▶ Instruction:
Set aside the pictures and output only the lines from the one containing "Reproduce this chart with D3.js." up to and including the one containing "const stressPTST = [0.953, 0.76];".

▶ Listed records:
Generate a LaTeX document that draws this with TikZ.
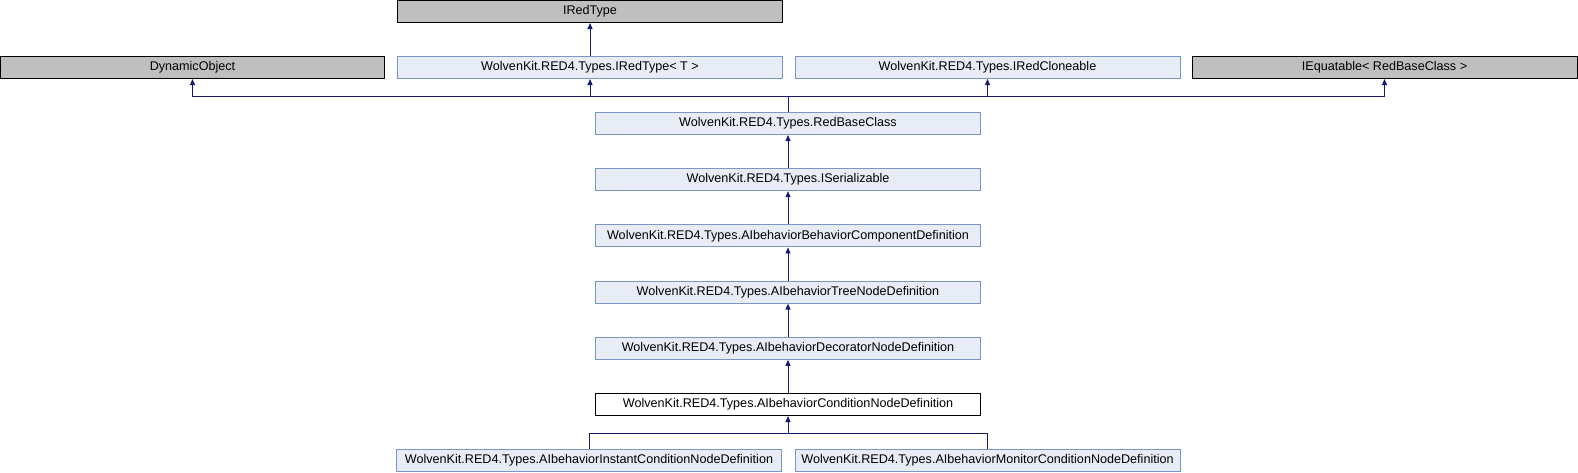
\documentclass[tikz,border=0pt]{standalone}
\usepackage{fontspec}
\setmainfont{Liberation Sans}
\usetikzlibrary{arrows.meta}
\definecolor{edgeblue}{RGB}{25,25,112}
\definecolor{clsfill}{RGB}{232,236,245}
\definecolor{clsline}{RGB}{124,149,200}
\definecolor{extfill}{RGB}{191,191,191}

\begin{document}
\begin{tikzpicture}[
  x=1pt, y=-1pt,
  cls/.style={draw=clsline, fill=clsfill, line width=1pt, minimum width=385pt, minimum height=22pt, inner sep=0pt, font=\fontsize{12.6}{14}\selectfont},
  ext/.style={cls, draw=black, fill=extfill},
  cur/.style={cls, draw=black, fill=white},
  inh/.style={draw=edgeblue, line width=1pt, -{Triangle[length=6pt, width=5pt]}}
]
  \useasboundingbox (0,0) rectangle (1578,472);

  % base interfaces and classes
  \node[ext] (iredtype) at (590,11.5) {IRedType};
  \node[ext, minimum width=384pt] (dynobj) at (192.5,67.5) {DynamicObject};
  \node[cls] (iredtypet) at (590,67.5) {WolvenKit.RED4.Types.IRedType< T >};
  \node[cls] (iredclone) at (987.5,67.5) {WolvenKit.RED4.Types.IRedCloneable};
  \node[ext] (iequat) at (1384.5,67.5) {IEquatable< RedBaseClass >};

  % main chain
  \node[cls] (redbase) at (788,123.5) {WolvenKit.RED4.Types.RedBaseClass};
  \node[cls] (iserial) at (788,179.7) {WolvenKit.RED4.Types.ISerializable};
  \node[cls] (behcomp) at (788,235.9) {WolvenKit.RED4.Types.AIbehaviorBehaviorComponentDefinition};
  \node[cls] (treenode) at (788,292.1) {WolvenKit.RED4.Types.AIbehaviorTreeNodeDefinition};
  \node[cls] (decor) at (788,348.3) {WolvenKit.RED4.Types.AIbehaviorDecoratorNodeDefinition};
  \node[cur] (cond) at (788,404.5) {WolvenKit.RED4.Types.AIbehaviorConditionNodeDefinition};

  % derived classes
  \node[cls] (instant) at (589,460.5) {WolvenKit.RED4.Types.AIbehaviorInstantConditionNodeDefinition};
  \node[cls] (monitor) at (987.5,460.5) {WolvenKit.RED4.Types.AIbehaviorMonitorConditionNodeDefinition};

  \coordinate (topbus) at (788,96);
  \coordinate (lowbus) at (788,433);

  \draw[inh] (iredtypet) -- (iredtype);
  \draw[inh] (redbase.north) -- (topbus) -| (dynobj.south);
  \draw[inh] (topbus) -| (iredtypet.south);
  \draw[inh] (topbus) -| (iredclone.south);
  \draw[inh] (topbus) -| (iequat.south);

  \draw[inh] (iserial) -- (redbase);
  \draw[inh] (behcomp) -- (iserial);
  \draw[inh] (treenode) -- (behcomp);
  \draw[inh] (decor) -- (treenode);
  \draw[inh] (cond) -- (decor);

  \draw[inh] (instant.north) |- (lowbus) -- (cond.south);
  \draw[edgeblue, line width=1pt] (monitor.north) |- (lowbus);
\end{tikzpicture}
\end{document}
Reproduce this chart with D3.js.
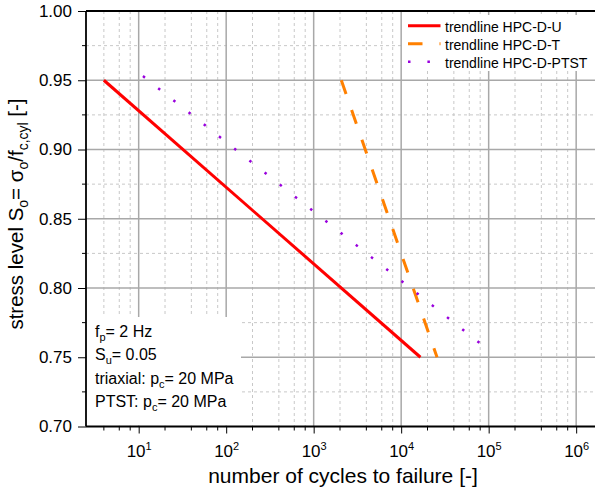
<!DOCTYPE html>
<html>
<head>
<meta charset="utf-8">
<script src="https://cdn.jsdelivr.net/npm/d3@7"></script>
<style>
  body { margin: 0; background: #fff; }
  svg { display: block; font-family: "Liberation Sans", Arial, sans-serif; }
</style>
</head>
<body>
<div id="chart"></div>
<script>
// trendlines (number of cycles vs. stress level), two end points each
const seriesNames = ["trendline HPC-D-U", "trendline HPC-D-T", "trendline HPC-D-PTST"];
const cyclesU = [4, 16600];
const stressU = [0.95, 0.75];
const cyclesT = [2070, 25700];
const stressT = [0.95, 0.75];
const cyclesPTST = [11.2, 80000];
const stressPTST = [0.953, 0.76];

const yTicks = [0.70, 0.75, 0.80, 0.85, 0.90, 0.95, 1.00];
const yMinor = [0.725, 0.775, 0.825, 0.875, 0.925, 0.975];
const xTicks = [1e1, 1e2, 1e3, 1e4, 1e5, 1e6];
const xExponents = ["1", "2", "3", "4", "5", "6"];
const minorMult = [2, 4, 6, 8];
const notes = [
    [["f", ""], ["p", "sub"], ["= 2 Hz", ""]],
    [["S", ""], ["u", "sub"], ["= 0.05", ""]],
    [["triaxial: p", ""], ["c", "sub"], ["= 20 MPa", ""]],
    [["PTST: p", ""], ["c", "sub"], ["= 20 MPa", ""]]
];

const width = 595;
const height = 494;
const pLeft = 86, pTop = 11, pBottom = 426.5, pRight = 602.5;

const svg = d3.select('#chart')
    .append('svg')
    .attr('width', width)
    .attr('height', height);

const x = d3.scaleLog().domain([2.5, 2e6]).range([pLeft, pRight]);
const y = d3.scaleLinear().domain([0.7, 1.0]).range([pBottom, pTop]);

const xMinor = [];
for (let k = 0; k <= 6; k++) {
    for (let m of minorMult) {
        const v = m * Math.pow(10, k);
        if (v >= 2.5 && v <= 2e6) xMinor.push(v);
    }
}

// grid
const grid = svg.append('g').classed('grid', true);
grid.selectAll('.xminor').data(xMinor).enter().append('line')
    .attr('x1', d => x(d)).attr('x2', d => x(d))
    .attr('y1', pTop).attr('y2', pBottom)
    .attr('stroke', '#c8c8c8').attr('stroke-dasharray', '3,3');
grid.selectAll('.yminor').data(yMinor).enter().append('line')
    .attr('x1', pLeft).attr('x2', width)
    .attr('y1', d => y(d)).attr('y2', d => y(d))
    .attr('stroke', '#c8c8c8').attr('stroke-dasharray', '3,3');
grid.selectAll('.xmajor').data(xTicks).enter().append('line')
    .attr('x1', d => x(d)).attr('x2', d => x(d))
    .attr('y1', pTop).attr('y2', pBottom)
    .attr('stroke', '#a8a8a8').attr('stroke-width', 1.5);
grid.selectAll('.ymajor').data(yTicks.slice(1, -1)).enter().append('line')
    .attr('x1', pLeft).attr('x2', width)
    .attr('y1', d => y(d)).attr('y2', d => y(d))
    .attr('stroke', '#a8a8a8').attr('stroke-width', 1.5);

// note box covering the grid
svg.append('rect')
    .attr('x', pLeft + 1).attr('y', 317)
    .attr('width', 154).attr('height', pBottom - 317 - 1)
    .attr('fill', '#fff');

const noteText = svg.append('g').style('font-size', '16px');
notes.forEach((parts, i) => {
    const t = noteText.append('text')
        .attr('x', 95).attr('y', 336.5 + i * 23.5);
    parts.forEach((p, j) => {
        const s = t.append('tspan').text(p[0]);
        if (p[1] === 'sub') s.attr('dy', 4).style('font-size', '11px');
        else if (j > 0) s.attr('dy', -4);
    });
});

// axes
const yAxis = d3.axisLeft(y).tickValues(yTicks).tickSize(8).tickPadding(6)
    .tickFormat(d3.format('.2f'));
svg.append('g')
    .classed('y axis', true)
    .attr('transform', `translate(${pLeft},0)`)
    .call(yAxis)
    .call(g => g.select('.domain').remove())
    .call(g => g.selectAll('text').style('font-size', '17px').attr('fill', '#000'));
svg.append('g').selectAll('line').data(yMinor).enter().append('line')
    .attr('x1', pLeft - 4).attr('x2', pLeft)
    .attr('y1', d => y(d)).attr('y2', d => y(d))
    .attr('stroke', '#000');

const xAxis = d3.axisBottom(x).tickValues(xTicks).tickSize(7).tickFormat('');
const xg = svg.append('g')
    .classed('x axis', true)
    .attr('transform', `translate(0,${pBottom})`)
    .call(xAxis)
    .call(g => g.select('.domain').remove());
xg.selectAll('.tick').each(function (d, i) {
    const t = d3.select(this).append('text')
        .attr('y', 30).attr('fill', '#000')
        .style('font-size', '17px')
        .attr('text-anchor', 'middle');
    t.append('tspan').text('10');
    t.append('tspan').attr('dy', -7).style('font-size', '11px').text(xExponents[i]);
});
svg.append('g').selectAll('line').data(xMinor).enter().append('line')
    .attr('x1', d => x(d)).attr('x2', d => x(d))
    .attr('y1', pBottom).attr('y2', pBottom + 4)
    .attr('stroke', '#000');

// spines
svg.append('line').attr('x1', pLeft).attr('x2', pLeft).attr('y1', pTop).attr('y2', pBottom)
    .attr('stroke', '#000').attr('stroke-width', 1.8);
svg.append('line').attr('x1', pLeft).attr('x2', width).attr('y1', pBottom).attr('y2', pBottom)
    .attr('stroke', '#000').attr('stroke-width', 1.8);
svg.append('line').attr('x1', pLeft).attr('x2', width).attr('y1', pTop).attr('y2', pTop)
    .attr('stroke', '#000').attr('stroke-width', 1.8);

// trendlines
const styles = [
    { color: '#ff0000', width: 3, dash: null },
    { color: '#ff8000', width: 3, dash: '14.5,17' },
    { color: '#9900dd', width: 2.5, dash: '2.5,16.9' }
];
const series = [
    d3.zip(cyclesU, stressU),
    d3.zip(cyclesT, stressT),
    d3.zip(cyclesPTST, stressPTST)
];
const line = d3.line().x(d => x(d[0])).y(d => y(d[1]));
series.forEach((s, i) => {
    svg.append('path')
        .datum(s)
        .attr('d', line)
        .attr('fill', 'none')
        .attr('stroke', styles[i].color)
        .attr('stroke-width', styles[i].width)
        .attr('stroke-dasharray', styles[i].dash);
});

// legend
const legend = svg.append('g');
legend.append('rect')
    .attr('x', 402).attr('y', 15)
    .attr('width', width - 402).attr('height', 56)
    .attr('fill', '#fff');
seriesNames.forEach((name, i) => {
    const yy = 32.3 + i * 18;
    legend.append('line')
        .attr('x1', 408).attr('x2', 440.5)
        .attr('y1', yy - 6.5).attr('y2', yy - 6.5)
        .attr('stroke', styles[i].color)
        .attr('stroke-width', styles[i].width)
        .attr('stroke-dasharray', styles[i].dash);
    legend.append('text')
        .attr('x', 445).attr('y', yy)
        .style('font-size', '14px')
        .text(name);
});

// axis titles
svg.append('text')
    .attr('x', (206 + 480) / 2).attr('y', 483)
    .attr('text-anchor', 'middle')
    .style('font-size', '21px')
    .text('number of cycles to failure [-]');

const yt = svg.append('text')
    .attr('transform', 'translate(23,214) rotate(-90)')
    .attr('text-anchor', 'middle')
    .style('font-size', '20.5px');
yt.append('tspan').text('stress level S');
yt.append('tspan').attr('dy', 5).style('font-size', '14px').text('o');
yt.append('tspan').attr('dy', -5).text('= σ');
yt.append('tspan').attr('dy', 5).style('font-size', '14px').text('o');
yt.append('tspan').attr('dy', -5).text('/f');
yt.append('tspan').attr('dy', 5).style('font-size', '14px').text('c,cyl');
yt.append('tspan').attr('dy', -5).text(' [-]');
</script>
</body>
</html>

▶ Expected output:
Reproduce this chart with D3.js.
<!DOCTYPE html>
<html>
<head>
<meta charset="utf-8">
<script src="https://cdn.jsdelivr.net/npm/d3@7"></script>
<style>
  body { margin: 0; background: #fff; }
  svg { display: block; font-family: "Liberation Sans", Arial, sans-serif; }
</style>
</head>
<body>
<div id="chart"></div>
<script>
// trendlines (number of cycles vs. stress level), two end points each
const seriesNames = ["trendline HPC-D-U", "trendline HPC-D-T", "trendline HPC-D-PTST"];
const cyclesU = [4, 16600];
const stressU = [0.95, 0.75];
const cyclesT = [2070, 25700];
const stressT = [0.95, 0.75];
const cyclesPTST = [11.2, 80000];
const stressPTST = [0.953, 0.76];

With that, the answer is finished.